We each stand in need of healing, but in this ministry we recognise also the social dimension. The healing of divided communities and nations, and the healing of the earth itself, have their place alongside the healing of broken bodies, hurt minds and wounded hearts, and of the hurts and divisions within ourselves. So too our prayers are complementary to the work of medicine and other forms of healing, which are also channels of God's loving and transforming purpose.
Offering hospitality is a means of engaging in common life.
Even in a world where social isolation is a reality for some of us, we can still extend simple acts of hospitality - a phone call to a friend to ask if they’re okay, meeting in a local park for a short walk. For some it might be possible to invite a small number of people into our homes for meals or extended stays. When we share our lives in these ways, even for a short time, we can gain some benefits of the common life -and we maintain communion.
However, like the disciples, we are an imperfect people. We each bring our fears, flaws, and foibles. We each bring our idiosyncrasies, insecurities, and irritations. Yet, we are children of the Spirit: we also bring (to some degree at least) charity, joy, peace, patience, goodness, long-suffering, fidelity, mildness, and chastity. Sometimes our times of hospitality will be difficult but despite this they will be times of joy!

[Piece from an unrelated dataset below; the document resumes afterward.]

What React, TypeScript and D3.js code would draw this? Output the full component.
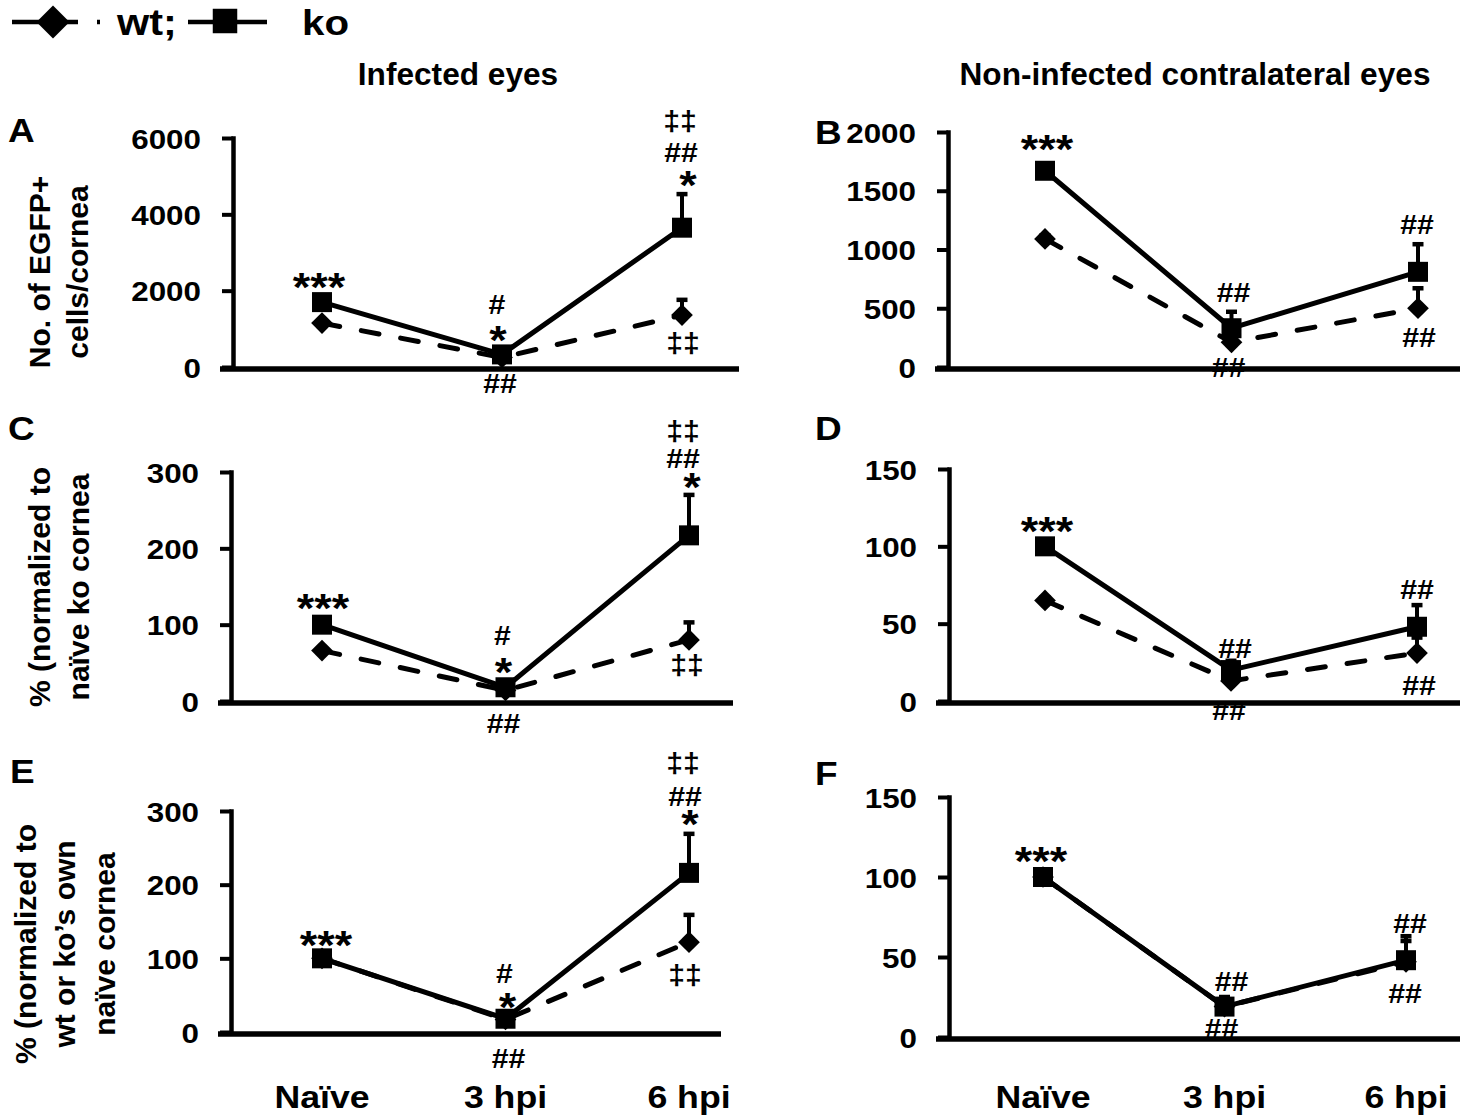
import React, { useEffect, useRef } from 'react';
import * as d3 from 'd3';

const timepoints = ['Naïve', '3 hpi', '6 hpi'];

// A: infected eyes, EGFP+ cells per cornea
const wtA = [1150, 250, 1360];
const wtAErr = [40, 60, 400];
const koA = [1700, 330, 3650];
const koAErr = [60, 90, 880];

// B: contralateral eyes, EGFP+ cells per cornea
const wtB = [1090, 210, 500];
const wtBErr = [30, 60, 170];
const koB = [1670, 330, 810];
const koBErr = [40, 140, 235];

// C: infected eyes, % of naive ko
const wtC = [66, 14, 80];
const wtCErr = [2, 3, 23];
const koC = [100, 18, 217];
const koCErr = [3, 5, 53];

// D: contralateral eyes, % of naive ko
const wtD = [65, 13, 31];
const wtDErr = [2, 3, 10];
const koD = [100, 20, 48];
const koDErr = [2, 6, 14];

// E: infected eyes, % of own naive
const wtE = [100, 17, 122];
const wtEErr = [3, 3, 37];
const koE = [100, 18, 216];
const koEErr = [3, 5, 53];

// F: contralateral eyes, % of own naive
const wtF = [100, 19, 47];
const wtFErr = [2, 4, 13];
const koF = [100, 19, 48];
const koFErr = [2, 6, 15];

const ticksCount = [0, 2000, 4000, 6000];
const ticksCountB = [0, 500, 1000, 1500, 2000];
const ticksPct300 = [0, 100, 200, 300];
const ticksPct150 = [0, 50, 100, 150];

type Note = { i: number; at: 'ko' | 'wt' | 'axis'; text: string; dx: number; dy: number };

const notesA: Note[] = [
  { i: 0, at: 'ko', text: '***', dx: -3, dy: -24 },
  { i: 1, at: 'ko', text: '#', dx: -5, dy: -50 },
  { i: 1, at: 'ko', text: '*', dx: -4, dy: -23 },
  { i: 1, at: 'axis', text: '##', dx: -2, dy: 17 },
  { i: 2, at: 'ko', text: '‡‡', dx: -2, dy: -105 },
  { i: 2, at: 'ko', text: '##', dx: -1, dy: -75 },
  { i: 2, at: 'ko', text: '*', dx: 6, dy: -51 },
  { i: 2, at: 'wt', text: '‡‡', dx: 1, dy: 30 },
];
const notesB: Note[] = [
  { i: 0, at: 'ko', text: '***', dx: 2, dy: -30 },
  { i: 1, at: 'ko', text: '##', dx: 2, dy: -36 },
  { i: 1, at: 'axis', text: '##', dx: -3, dy: 1 },
  { i: 2, at: 'ko', text: '##', dx: -1, dy: -47 },
  { i: 2, at: 'wt', text: '##', dx: 1, dy: 29 },
];
const notesC: Note[] = [
  { i: 0, at: 'ko', text: '***', dx: 1, dy: -25 },
  { i: 1, at: 'ko', text: '#', dx: -3, dy: -52 },
  { i: 1, at: 'ko', text: '*', dx: -2, dy: -24 },
  { i: 1, at: 'axis', text: '##', dx: -2, dy: 23 },
  { i: 2, at: 'ko', text: '‡‡', dx: -6, dy: -103 },
  { i: 2, at: 'ko', text: '##', dx: -6, dy: -77 },
  { i: 2, at: 'ko', text: '*', dx: 3, dy: -57 },
  { i: 2, at: 'wt', text: '‡‡', dx: -2, dy: 27 },
];
const notesD: Note[] = [
  { i: 0, at: 'ko', text: '***', dx: 2, dy: -24 },
  { i: 1, at: 'ko', text: '##', dx: 4, dy: -22 },
  { i: 1, at: 'axis', text: '##', dx: -2, dy: 10 },
  { i: 2, at: 'ko', text: '##', dx: 0, dy: -37 },
  { i: 2, at: 'wt', text: '##', dx: 2, dy: 32 },
];
const notesE: Note[] = [
  { i: 0, at: 'ko', text: '***', dx: 4, dy: -22 },
  { i: 1, at: 'ko', text: '#', dx: -1, dy: -45 },
  { i: 1, at: 'ko', text: '*', dx: 2, dy: -20 },
  { i: 1, at: 'axis', text: '##', dx: 3, dy: 27 },
  { i: 2, at: 'ko', text: '‡‡', dx: -6, dy: -108 },
  { i: 2, at: 'ko', text: '##', dx: -4, dy: -76 },
  { i: 2, at: 'ko', text: '*', dx: 1, dy: -57 },
  { i: 2, at: 'wt', text: '‡‡', dx: -4, dy: 35 },
];
const notesF: Note[] = [
  { i: 0, at: 'ko', text: '***', dx: -2, dy: -25 },
  { i: 1, at: 'ko', text: '##', dx: 7, dy: -25 },
  { i: 1, at: 'axis', text: '##', dx: -3, dy: -8 },
  { i: 2, at: 'ko', text: '##', dx: 4, dy: -37 },
  { i: 2, at: 'ko', text: '##', dx: -1, dy: 33 },
];

const FONT = "'Liberation Sans', Arial, Helvetica, sans-serif";

const panels = [
  {
    letter: 'A', wt: wtA, wtErr: wtAErr, ko: koA, koErr: koAErr, ticks: ticksCount, notes: notesA,
    axisX: 233, yTop: 138, yZero: 367, xFirst: 322, xLast: 682, axisEnd: 739, lx: 8, ly: 142,
    title: ['No. of EGFP+', 'cells/cornea'], titleX: [50, 88], titleY: 272, xLabels: false,
  },
  {
    letter: 'B', wt: wtB, wtErr: wtBErr, ko: koB, koErr: koBErr, ticks: ticksCountB, notes: notesB,
    axisX: 948, yTop: 132, yZero: 367, xFirst: 1045, xLast: 1418, axisEnd: 1460, lx: 815, ly: 144,
    title: [], titleX: [], titleY: 0, xLabels: false,
  },
  {
    letter: 'C', wt: wtC, wtErr: wtCErr, ko: koC, koErr: koCErr, ticks: ticksPct300, notes: notesC,
    axisX: 231, yTop: 472, yZero: 701, xFirst: 322, xLast: 689, axisEnd: 733, lx: 8, ly: 440,
    title: ['% (normalized to', 'naïve ko cornea'], titleX: [50, 89], titleY: 587, xLabels: false,
  },
  {
    letter: 'D', wt: wtD, wtErr: wtDErr, ko: koD, koErr: koDErr, ticks: ticksPct150, notes: notesD,
    axisX: 949, yTop: 469, yZero: 701, xFirst: 1045, xLast: 1417, axisEnd: 1460, lx: 815, ly: 440,
    title: [], titleX: [], titleY: 0, xLabels: false,
  },
  {
    letter: 'E', wt: wtE, wtErr: wtEErr, ko: koE, koErr: koEErr, ticks: ticksPct300, notes: notesE,
    axisX: 231, yTop: 811, yZero: 1032, xFirst: 322, xLast: 689, axisEnd: 721, lx: 10, ly: 783,
    title: ['% (normalized to', 'wt or ko’s own', 'naïve cornea'], titleX: [36, 75, 115], titleY: 944, xLabels: true,
  },
  {
    letter: 'F', wt: wtF, wtErr: wtFErr, ko: koF, koErr: koFErr, ticks: ticksPct150, notes: notesF,
    axisX: 949, yTop: 797, yZero: 1037, xFirst: 1043, xLast: 1406, axisEnd: 1460, lx: 815, ly: 785,
    title: [], titleX: [], titleY: 0, xLabels: true,
  },
];

// stretch text horizontally, the source figure is a bit wider than plain Arial
function stretch(sel: d3.Selection<SVGTextElement, any, any, any>, k: number) {
  sel.each(function () {
    const w = this.getComputedTextLength();
    d3.select(this).attr('textLength', w * k).attr('lengthAdjust', 'spacingAndGlyphs');
  });
}

// offset from glyph centre to baseline, in em
const centreShift = (t: string) => (t.startsWith('*') ? 0.565 : t.startsWith('‡') ? 0.27 : 0.35);

const App: React.FC = () => {
  const ref = useRef<SVGSVGElement>(null);

  useEffect(() => {
    if (!ref.current) return;
    const svg = d3.select(ref.current);
    svg.selectAll('*').remove();
    svg.append('rect').attr('width', 1460).attr('height', 1116).attr('fill', '#fff');

    const root = svg.append('g').attr('font-family', FONT).attr('font-weight', 'bold').attr('fill', '#000');

    // legend
    const leg = root.append('g');
    leg.append('line').attr('x1', 12).attr('x2', 100).attr('y1', 22).attr('y2', 22)
      .attr('stroke', '#000').attr('stroke-width', 4.5).attr('stroke-dasharray', '66,19,4');
    leg.append('path').attr('transform', 'translate(53,22)').attr('d', d3.symbol(d3.symbolDiamond2, 694)());
    leg.append('text').attr('x', 117).attr('y', 35).attr('font-size', 36).text('wt;').call(stretch, 1.15);
    leg.append('line').attr('x1', 188).attr('x2', 267).attr('y1', 22).attr('y2', 22)
      .attr('stroke', '#000').attr('stroke-width', 4.5);
    leg.append('path').attr('transform', 'translate(225,21)').attr('d', d3.symbol(d3.symbolSquare, 600)());
    leg.append('text').attr('x', 302).attr('y', 35).attr('font-size', 35).text('ko').call(stretch, 1.15);

    // column headings
    root.append('text').attr('x', 458).attr('y', 85).attr('text-anchor', 'middle').attr('font-size', 31)
      .text('Infected eyes').call(stretch, 1.02);
    root.append('text').attr('x', 1195).attr('y', 85).attr('text-anchor', 'middle').attr('font-size', 31)
      .text('Non-infected contralateral eyes').call(stretch, 1.02);

    panels.forEach(p => {
      const x = d3.scalePoint<string>().domain(timepoints).range([p.xFirst, p.xLast]);
      const yMax = d3.max(p.ticks) as number;
      const y = d3.scaleLinear().domain([0, yMax]).range([p.yZero, p.yTop]);
      const px = (i: number) => x(timepoints[i]) as number;
      const g = root.append('g');

      // panel letter
      g.append('text').attr('x', p.lx).attr('y', p.ly).attr('font-size', 33).text(p.letter).call(stretch, 1.12);

      // y title
      p.title.forEach((t, j) => {
        g.append('text')
          .attr('transform', `translate(${p.titleX[j]},${p.titleY}) rotate(-90)`)
          .attr('text-anchor', 'middle').attr('font-size', 30).text(t);
      });

      // y axis
      const ax = g.append('g').attr('transform', `translate(${p.axisX},0)`)
        .call(d3.axisLeft(y).tickValues(p.ticks).tickSize(11).tickSizeOuter(0).tickPadding(21).tickFormat(d3.format('d')));
      ax.attr('font-family', FONT).attr('font-size', 28);
      ax.select('.domain').attr('stroke', '#000').attr('stroke-width', 4.5).attr('stroke-linecap', 'square');
      ax.selectAll('.tick line').attr('stroke', '#000').attr('stroke-width', 4);
      ax.selectAll<SVGTextElement, number>('.tick text').attr('fill', '#000').attr('dy', '0.36em').call(stretch, 1.12);

      // x axis
      g.append('line').attr('x1', p.axisX - 13).attr('x2', p.axisEnd)
        .attr('y1', p.yZero + 2).attr('y2', p.yZero + 2).attr('stroke', '#000').attr('stroke-width', 5.5);

      if (p.xLabels) {
        g.selectAll('text.xl').data(timepoints).join('text').attr('class', 'xl')
          .attr('x', d => x(d) as number).attr('y', 1108).attr('text-anchor', 'middle')
          .attr('font-size', 31).text(d => d).call(stretch, 1.15);
      }

      const line = d3.line<number>().x((_, i) => px(i)).y(d => y(d));

      const drawErr = (vals: number[], errs: number[]) => {
        vals.forEach((v, i) => {
          const top = y(v + errs[i]);
          g.append('line').attr('x1', px(i)).attr('x2', px(i)).attr('y1', y(v)).attr('y2', top)
            .attr('stroke', '#000').attr('stroke-width', 4);
          g.append('line').attr('x1', px(i) - 5.5).attr('x2', px(i) + 5.5).attr('y1', top).attr('y2', top)
            .attr('stroke', '#000').attr('stroke-width', 4.5);
        });
      };

      // wt: dashed + diamonds
      drawErr(p.wt, p.wtErr);
      g.append('path').attr('d', line(p.wt)).attr('fill', 'none').attr('stroke', '#000')
        .attr('stroke-width', 5).attr('stroke-dasharray', '18,22').attr('stroke-linecap', 'round');
      g.selectAll('path.wt').data(p.wt).join('path').attr('class', 'wt')
        .attr('transform', (d, i) => `translate(${px(i)},${y(d)})`)
        .attr('d', d3.symbol(d3.symbolDiamond2, 300)());

      // ko: solid + squares
      drawErr(p.ko, p.koErr);
      g.append('path').attr('d', line(p.ko)).attr('fill', 'none').attr('stroke', '#000')
        .attr('stroke-width', 5).attr('stroke-linejoin', 'round');
      g.selectAll('path.ko').data(p.ko).join('path').attr('class', 'ko')
        .attr('transform', (d, i) => `translate(${px(i)},${y(d)})`)
        .attr('d', d3.symbol(d3.symbolSquare, 400)());

      // significance marks
      p.notes.forEach(n => {
        const baseY = n.at === 'ko' ? y(p.ko[n.i]) : n.at === 'wt' ? y(p.wt[n.i]) : y(0);
        const fs = n.text.startsWith('*') ? 40 : 27;
        g.append('text')
          .attr('x', px(n.i) + n.dx)
          .attr('y', baseY + n.dy + centreShift(n.text) * fs)
          .attr('text-anchor', 'middle')
          .attr('font-size', fs)
          .attr('font-weight', 'bold')
          .text(n.text)
          .call(stretch, 1.12);
      });
    });
  }, []);

  return (
    <svg ref={ref} width={1460} height={1116}
      style={{ position: 'absolute', left: 0, top: 0, display: 'block' }} />
  );
};

export default App;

As we learn to share common life with the Friends and Members of the Wellspring Community we also prepare ourselves to share common life with total strangers with whom we don't share the understandings of the Community. We prepare ourselves to engage in small messianic banquets! Each time some of us extend hospitality to each other, we pledge to support each other in offering hospitality to strangers.
(With appreciation to Ronald Rohlheiser's wonderful book. The Holy Longing. (New York: Doubleday, 1999) from which all the above ideas (and many verbatim sentences) have been adapted or borrowed (pages 114-116, 120. 139-140).
“Don’t walk in front of me, I may not follow, Don’t walk behind me, I may not lead. Just walk beside me and be my friend.”